Diwakar sketched a full picture of the burning process in just ten minutes. However, it flashed to Shenba about what was happening really there and she recorded it in her poem!
Bucks out of Bones
Why are these companies in such a hurry
To burn dead bodies?
Is it under the guise of burning the skin,
To make bucks out of bones?
There were many imported cars sporting big banners.
‘Rupa, we should talk to a few people here and record their sufferings,’ said Diwakar.
A local person who accompanied them translated their questions. Jharna, biting a chocolate, positioned her camera. Punit hid himself and drank a little water.
‘Why this drought? Why were there ethnic fights killing millions of people? How many days have they been without food? Why does not the local Government take the necessary steps?’ were the questions put forth by the other four.

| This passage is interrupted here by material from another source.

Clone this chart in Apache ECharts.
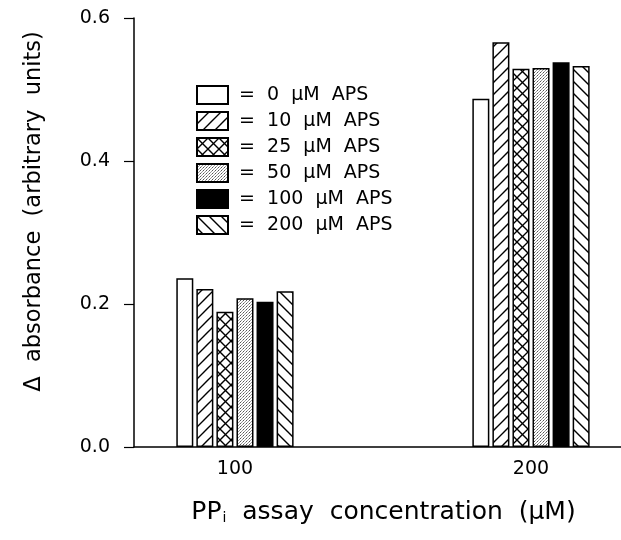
<!DOCTYPE html>
<html>
<head>
<meta charset="utf-8">
<script src="https://cdn.jsdelivr.net/npm/echarts@6/dist/echarts.min.js"></script>
<style>html,body{margin:0;padding:0;background:#fff}#c{width:621px;height:540px}</style>
</head>
<body>
<div id="c"></div>
<script>
// ---- data ----
const categories = [100, 200];           // PPi assay concentration (µM)
const seriesNames = ['0  µM  APS', '10  µM  APS', '25  µM  APS', '50  µM  APS', '100  µM  APS', '200  µM  APS'];
const aps0   = [0.236, 0.487];
const aps10  = [0.221, 0.566];
const aps25  = [0.189, 0.529];
const aps50  = [0.208, 0.530];
const aps100 = [0.203, 0.538];
const aps200 = [0.218, 0.533];

const FONT = '"DejaVu Sans", "Liberation Sans", sans-serif';

function makeCanvas(size, draw) {
  const c = document.createElement('canvas');
  c.width = size; c.height = size;
  const ctx = c.getContext('2d');
  ctx.fillStyle = '#fff'; ctx.fillRect(0, 0, size, size);
  ctx.strokeStyle = '#000'; ctx.lineWidth = 1.4; ctx.lineCap = 'square';
  draw(ctx, size);
  return c;
}
function fwd(ctx, s) { // "/"
  ctx.beginPath();
  for (let k = -1; k <= 1; k++) { ctx.moveTo(-1 + k * s, s + 1); ctx.lineTo(s + 1 + k * s, -1); }
  ctx.stroke();
}
function back(ctx, s) { // "\"
  ctx.beginPath();
  for (let k = -1; k <= 1; k++) { ctx.moveTo(-1 + k * s, -1); ctx.lineTo(s + 1 + k * s, s + 1); }
  ctx.stroke();
}
const patFwd = makeCanvas(12, fwd);
const patBack = makeCanvas(12, back);
const patCross = makeCanvas(11, (ctx, s) => { fwd(ctx, s); back(ctx, s); });
const patDots = (() => {
  const c = document.createElement('canvas'); c.width = 3; c.height = 3;
  const ctx = c.getContext('2d');
  ctx.fillStyle = '#fff'; ctx.fillRect(0, 0, 3, 3);
  ctx.fillStyle = '#555'; ctx.fillRect(0, 0, 1, 1);
  ctx.fillStyle = '#999'; ctx.fillRect(2, 1, 1, 1); ctx.fillRect(1, 2, 1, 1);
  return c;
})();

const fills = [
  '#ffffff',
  { image: patFwd, repeat: 'repeat' },
  { image: patCross, repeat: 'repeat' },
  { image: patDots, repeat: 'repeat' },
  '#000000',
  { image: patBack, repeat: 'repeat' }
];
const values = [aps0, aps10, aps25, aps50, aps100, aps200];

const series = seriesNames.map((name, i) => ({
  name: name,
  type: 'bar',
  barWidth: 17,
  barGap: '18%',
  itemStyle: { color: fills[i], borderColor: '#000', borderWidth: 1.5 },
  emphasis: { disabled: true },
  data: categories.map((c, j) => [c, values[i][j]])
}));

const chart = echarts.init(document.getElementById('c'), null, { renderer: 'canvas' });
chart.setOption({
  backgroundColor: '#fff',
  animation: false,
  grid: { left: 134, top: 18, right: 0, bottom: 93, containLabel: false },
  legend: {
    orient: 'vertical',
    left: 191, top: 80,
    itemWidth: 31, itemHeight: 18, itemGap: 6,
    icon: 'rect',
    formatter: n => ' =  ' + n,
    textStyle: { fontFamily: FONT, fontSize: 19, lineHeight: 20, color: '#000' },
    data: seriesNames
  },
  xAxis: {
    type: 'value',
    min: 65.9, max: 230.4,
    splitLine: { show: false },
    axisLine: { lineStyle: { color: '#000', width: 1.5 } },
    axisTick: { show: false },
    axisLabel: { customValues: categories, fontFamily: FONT, fontSize: 19, color: '#000', margin: 13 },
    name: '{a|PP}{s|i}{a|  assay  concentration  (µM)}',
    nameLocation: 'middle',
    nameGap: 53,
    nameTextStyle: {
      padding: [0, 0, 0, 12],
      rich: {
        a: { fontFamily: FONT, fontSize: 25, color: '#000' },
        s: { fontFamily: FONT, fontSize: 14, color: '#000', verticalAlign: 'bottom', padding: [11, 0, 0, 1] }
      }
    }
  },
  yAxis: {
    type: 'value',
    min: 0, max: 0.6, interval: 0.2,
    splitLine: { show: false },
    axisLine: { show: true, lineStyle: { color: '#000', width: 1.5 } },
    axisTick: { show: true, length: 10, lineStyle: { color: '#000', width: 1.2 } },
    axisLabel: { fontFamily: FONT, fontSize: 19, color: '#000', margin: 24, formatter: v => v.toFixed(1) },
    name: 'Δ  absorbance  (arbitrary  units)',
    nameLocation: 'middle',
    nameGap: 88,
    nameTextStyle: { fontFamily: FONT, fontSize: 22.5, color: '#000', padding: [0, 0, 0, 42] }
  },
  series: series
});
</script>
</body>
</html>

Shenba neither liked to be there nor did she go away. She sat in a corner with a saddened heart. She was pondering over what Swami Vivekananda had proclaimed, ‘As long as even a stray dog of my country remains without food, my religion will be to feed and take care of it.’
Others thought she was merely emotional. Jharna took a photo of Shenba. Soon they called her, ‘Come on, Shenba.’
All of them moved to the next site. People were seen lying haphazardly in their huts. Rupa turned her face away to avoid seeing them. Jharna hesitated to drink water in their presence. Punit had already spat out the chewing gum. All the four got into their duties seriously.
Suddenly Rupa screamed, ‘Oh God! Come, all of you! Look at this horrible scene.’
Looking at it, Diwakar thought it was a ‘good piece for drawing’. Jharna hurriedly started typing on her laptop. Punit positioned the camera. It suddenly became dark. Was even the Sun God afraid to see this sight?
A woman with a puny body and disproportionately large head was lying on the ground, as if a skeleton was covered with a plastic sheet. Her baby, wailing for milk, was desperately biting her breast. Oh! The baby’s tender lips were smeared with B.L.O.O.D!
The baby was crying, but the mother was lying like a dead log, utterly helpless.
Looking at this from a distance, Shenba came running with a distressed mind. Seeing Shenba rushing, Rupa thought, ‘Oh! What is this “hyper sensitive” going to do now?’
Screaming and with tears, Shenba rushed to the spot, took the baby in her hand and placed it on her lap. She wiped the baby’s blood-stained mouth with a motherly caress. Astounded, the rest of the ‘live-skeletons’ there also opened their eyes wide and looked at this unbelievable scene. Unable to control her trembling body, Shenba turned to the other side and started breast feeding the baby herself!
The baby started gulping the milk. A drop of nectar in a desert!
Jharna and Rupa gently touched her shoulder in appreciation. All the four wiped the tear off their eyes. Punit opened his water bottle for the baby’s mother.
Rupa Kohli depicted the heartening scene through a beautiful Bengali poem:
Friend! You showed what a Living Poem is!
Great thought expressed in noble action makes great poetry!
We are accustomed in writing rhymes for story,
You taught us candid feeling makes history.